62% of UK shoppers would avoid products with GLP-1 drug labels, Lumina Intelligence finds. Nestlé and Danone's early strategies may backfire as 71% of non-users reject the packaging.
Food brands that market products specifically to people taking GLP-1 weight-loss drugs like Ozempic and Mounjaro may be scaring off the customers they actually need. New consumer research from Lumina Intelligence, a UK-based consumer insights firm, surveyed 2,000 British adults and found that 62% would be less likely to buy a product if its packaging referenced GLP-1 treatments. The resistance was sharpest among shoppers with no personal connection to the drugs. 71% of non-users said such labels would make them avoid the product entirely.
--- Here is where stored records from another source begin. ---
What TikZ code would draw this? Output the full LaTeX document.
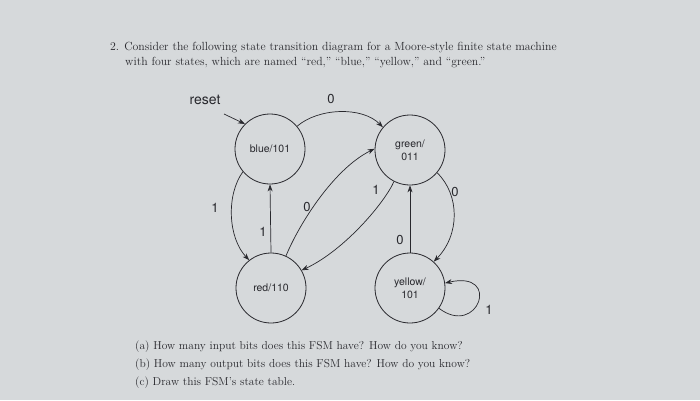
\documentclass[tikz,border=0pt]{standalone}
\usepackage{fontspec}
\newfontfamily\hv{TeX Gyre Heros}
\usetikzlibrary{arrows.meta}
\definecolor{bg}{RGB}{214,217,219}
\definecolor{ink}{RGB}{40,40,45}
\begin{document}
\begin{tikzpicture}[x=1pt,y=-1pt,
  state/.style={circle,draw=ink,line width=0.8pt,minimum size=70pt,inner sep=0pt,
    font=\hv\fontsize{10.5}{13}\selectfont,align=center,text=ink},
  arr/.style={-{Stealth[length=7pt,width=5pt]},draw=ink,line width=0.7pt},
  lbl/.style={font=\hv\fontsize{13}{14}\selectfont,text=ink,inner sep=0pt},
  q/.style={anchor=base west,font=\fontsize{11.5}{13}\selectfont,text=ink,inner sep=0pt},
  hd/.style={anchor=base west,font=\fontsize{11.8}{13}\selectfont,text=ink,inner sep=0pt}]
\fill[bg] (0,0) rectangle (700,400);
\useasboundingbox (0,0) rectangle (700,400);

\node[hd] (l1) at (110,50) {2. Consider the following state transition diagram for a Moore-style finite state machine};
\node[hd] (l2) at (125,65) {with four states, which are named “red,” “blue,” “yellow,” and “green.”};

\node[state] (blue) at (270,149) {blue/101};
\node[state] (green) at (410,150) {green/\\011};
\node[state] (red) at (271,288) {red/110};
\node[state] (yellow) at (410,288) {yellow/\\101};

\node[lbl,font=\hv\fontsize{14}{15}\selectfont] (reset) at (205,100) {reset};
\coordinate (rs) at (224,114);
\draw[arr] (rs) -- (blue.135);

\draw[arr] (blue.40) .. controls (318,108) and (362,106) .. (green.140);
\node[lbl] (l0a) at (331,99) {0};

\draw[arr] (blue.220) .. controls (226,195) and (228,238) .. (red.128);
\node[lbl] (l1a) at (215,208) {1};

\draw[arr] (red.north) -- (blue.south);
\node[lbl] (l1b) at (263,232) {1};

\draw[arr] (red.65) .. controls (300,222) and (335,168) .. (green.178);
\node[lbl] (l0b) at (307,207) {0};

\draw[arr] (green.243) .. controls (385,202) and (345,250) .. (red.30);
\node[lbl] (l1c) at (376,190) {1};

\draw[arr] (green.-40) .. controls (460,195) and (460,235) .. (yellow.48);
\node[lbl] (l0c) at (455,192) {0};

\draw[arr] (yellow.north) -- (green.south);
\node[lbl] (l0d) at (400,240) {0};

\draw[arr] (yellow.-35) .. controls (478,338) and (502,270) .. (yellow.8);
\node[lbl] (l1d) at (489,310) {1};

\node[q] (qa) at (135,349) {(a) How many input bits does this FSM have? How do you know?};
\node[q] (qb) at (135,367) {(b) How many output bits does this FSM have? How do you know?};
\node[q] (qc) at (135,385) {(c) Draw this FSM's state table.};
\end{tikzpicture}
\end{document}
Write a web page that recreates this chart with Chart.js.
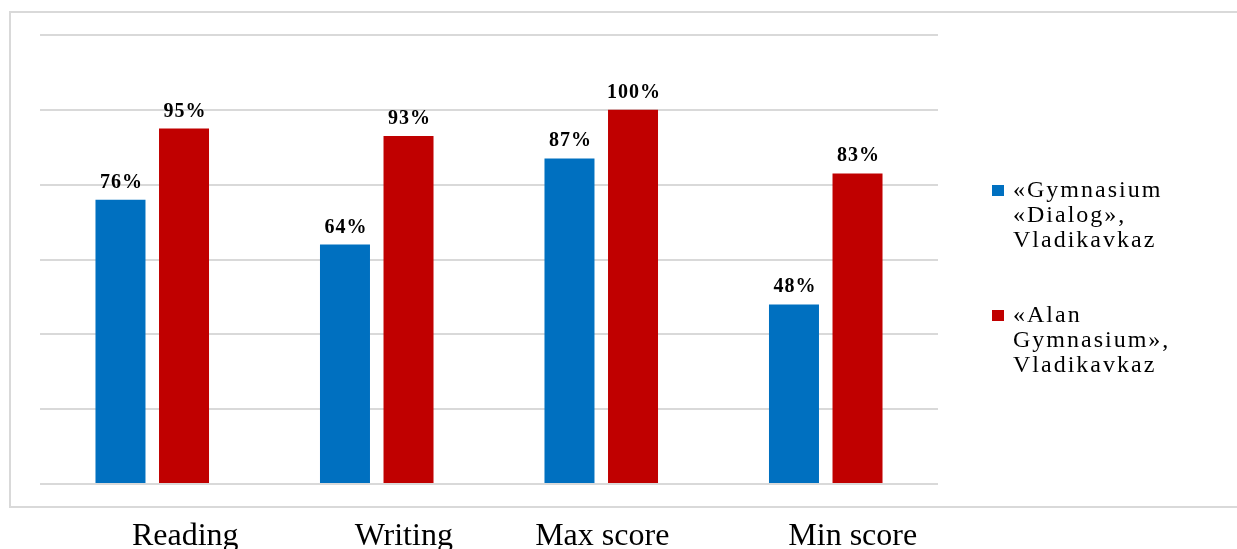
<!DOCTYPE html>
<html>
<head>
<meta charset="utf-8">
<script src="https://cdn.jsdelivr.net/npm/chart.js@4.4.1/dist/chart.umd.min.js"></script>
<style>
  html, body { margin: 0; padding: 0; background: #fff; overflow: hidden; }
  #wrap { width: 1237px; height: 549px; position: relative; }
</style>
</head>
<body>
<div id="wrap"><canvas id="myChart"></canvas></div>
<script>
"use strict"

// data (percent)
const categories = ["Reading", "Writing", "Max score", "Min score"];
const dialogName = ["«Gymnasium", "«Dialog»,", "Vladikavkaz"];
const alanName = ["«Alan", "Gymnasium»,", "Vladikavkaz"];
const dialogValues = [76, 64, 87, 48];
const alanValues = [95, 93, 100, 83];
const yTicks = [0, 20, 40, 60, 80, 100, 120];

// layout bits
const SERIF = "'Liberation Serif', 'Times New Roman', serif";
const GRID = "#d9d9d9";
const labelShift = [33, 27, 1, 27];

// grey frame round the chart, open on the right (it runs off the page)
const framePlugin = {
    id: "frame",
    beforeDraw(chart){
        const ctx = chart.ctx;
        ctx.save();
        ctx.strokeStyle = GRID;
        ctx.lineWidth = 2;
        ctx.beginPath();
        ctx.moveTo(chart.width + 10, 12);
        ctx.lineTo(10, 12);
        ctx.lineTo(10, 507);
        ctx.lineTo(chart.width + 10, 507);
        ctx.stroke();
        ctx.restore();
    }
};

// percent labels above the bars
const valueLabelPlugin = {
    id: "valueLabels",
    afterDatasetsDraw(chart){
        const ctx = chart.ctx;
        ctx.save();
        ctx.font = "bold 20px " + SERIF;
        ctx.fillStyle = "#000";
        ctx.textAlign = "center";
        ctx.textBaseline = "alphabetic";
        ctx.letterSpacing = "1px";
        chart.data.datasets.forEach((ds, di) => {
            chart.getDatasetMeta(di).data.forEach((bar, i) => {
                ctx.fillText(ds.data[i] + "%", bar.x + 1, bar.y - 12);
            });
        });
        ctx.restore();
    }
};

// category names sit under the frame
const categoryPlugin = {
    id: "categoryLabels",
    afterDraw(chart){
        const ctx = chart.ctx;
        const x = chart.scales.x;
        ctx.save();
        ctx.font = "32px " + SERIF;
        ctx.fillStyle = "#000";
        ctx.textAlign = "center";
        ctx.textBaseline = "alphabetic";
        chart.data.labels.forEach((lab, i) => {
            ctx.fillText(lab, x.getPixelForValue(i) + labelShift[i], chart.chartArea.bottom + 61);
        });
        ctx.restore();
    }
};

// legend on the right, three lines per entry
const legendPlugin = {
    id: "sideLegend",
    afterDraw(chart){
        const ctx = chart.ctx;
        const left = chart.chartArea.right + 54;
        ctx.save();
        ctx.font = "24px " + SERIF;
        ctx.textAlign = "left";
        ctx.textBaseline = "alphabetic";
        ctx.letterSpacing = "2px";
        chart.data.datasets.forEach((ds, di) => {
            const base = 197 + di * 125;
            ctx.fillStyle = ds.backgroundColor;
            ctx.fillRect(left, base - 12, 12, 11);
            ctx.fillStyle = "#000";
            ds.label.forEach((line, li) => {
                ctx.fillText(line, left + 21, base + li * 25);
            });
        });
        ctx.restore();
    }
};

const ctx = document.getElementById("myChart").getContext("2d");
const myChart = new Chart(ctx, {
    type: "bar",
    data: {
        labels: categories,
        datasets: [
            {
                label: dialogName,
                data: dialogValues,
                backgroundColor: "#0070C0",
                categoryPercentage: 0.566,
                barPercentage: 0.787
            },
            {
                label: alanName,
                data: alanValues,
                backgroundColor: "#C00000",
                categoryPercentage: 0.566,
                barPercentage: 0.787
            }
        ]
    },
    options: {
        responsive: true,
        maintainAspectRatio: false,
        devicePixelRatio: 1,
        animation: false,
        layout: {
            padding: { left: 40, top: 35, right: 299, bottom: 57 }
        },
        plugins: {
            legend: { display: false },
            tooltip: { enabled: false }
        },
        scales: {
            x: {
                grid: { display: false },
                border: { display: false },
                ticks: { display: false }
            },
            y: {
                min: yTicks[0],
                max: yTicks[yTicks.length - 1],
                afterBuildTicks: (axis) => {
                    axis.ticks = yTicks.map(v => ({ value: v }));
                },
                grid: { color: GRID, lineWidth: 2, drawTicks: false },
                border: { display: false },
                ticks: { display: false }
            }
        }
    },
    plugins: [framePlugin, valueLabelPlugin, categoryPlugin, legendPlugin]
});
</script>
</body>
</html>
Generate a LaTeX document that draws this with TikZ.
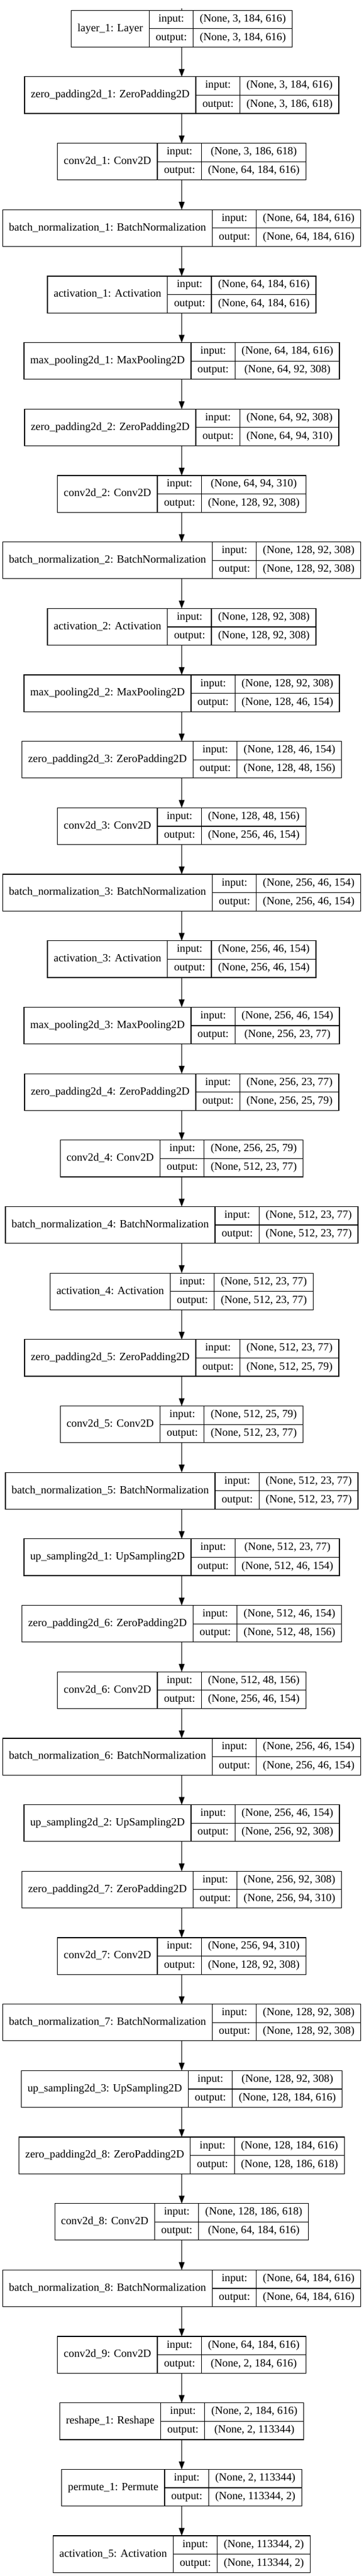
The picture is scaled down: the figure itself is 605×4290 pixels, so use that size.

The finding undercuts the early strategy of several major food companies. Nestlé launched a frozen food line called Vital Pursuit in 2024, marketed toward GLP-1 users with higher protein and added vitamins. Danone has promoted its high-protein yogurt range as suitable for patients on the drugs. The logic was straightforward: the GLP-1 market is growing fast, and early movers could capture a loyal, recurring customer base.
Lumina's data suggests that strategy carries a hidden cost. The same packaging that signals relevance to a GLP-1 user also signals irrelevance – or even stigma – to everyone else. A product that screams "for Ozempic patients" may struggle to sit in the same shopping basket as a family's weekly shop.
The risk is not hypothetical. GLP-1 prescriptions in England have more than tripled since 2019, with over 200,000 patients now receiving the drugs through the NHS. That number is still a fraction of the total grocery-buying population. A brand that alienates the other 99% of shoppers for a narrow slice of the market is making a volume bet that may not pay off.
Some companies are already adjusting. The UK supermarket chain Tesco has said it will not create dedicated GLP-1 aisles or shelf sections, despite rising demand for high-protein, low-calorie options. The reasoning, according to a company spokesperson cited in the research, was that "most shoppers want simple, healthy choices – not medicalised categories."
Lumina's report recommends that food brands focus on the functional benefit – high protein, low sugar, satiety – rather than the drug that drives the demand. A product that works for a GLP-1 patient also works for a gym-goer, a diabetic, or anyone watching their weight. The packaging should reflect that overlap, not the narrowest use case.
The research comes as the UK's Food Standards Agency reviews whether GLP-1-specific health claims on packaging meet existing labelling rules. No decision has been announced.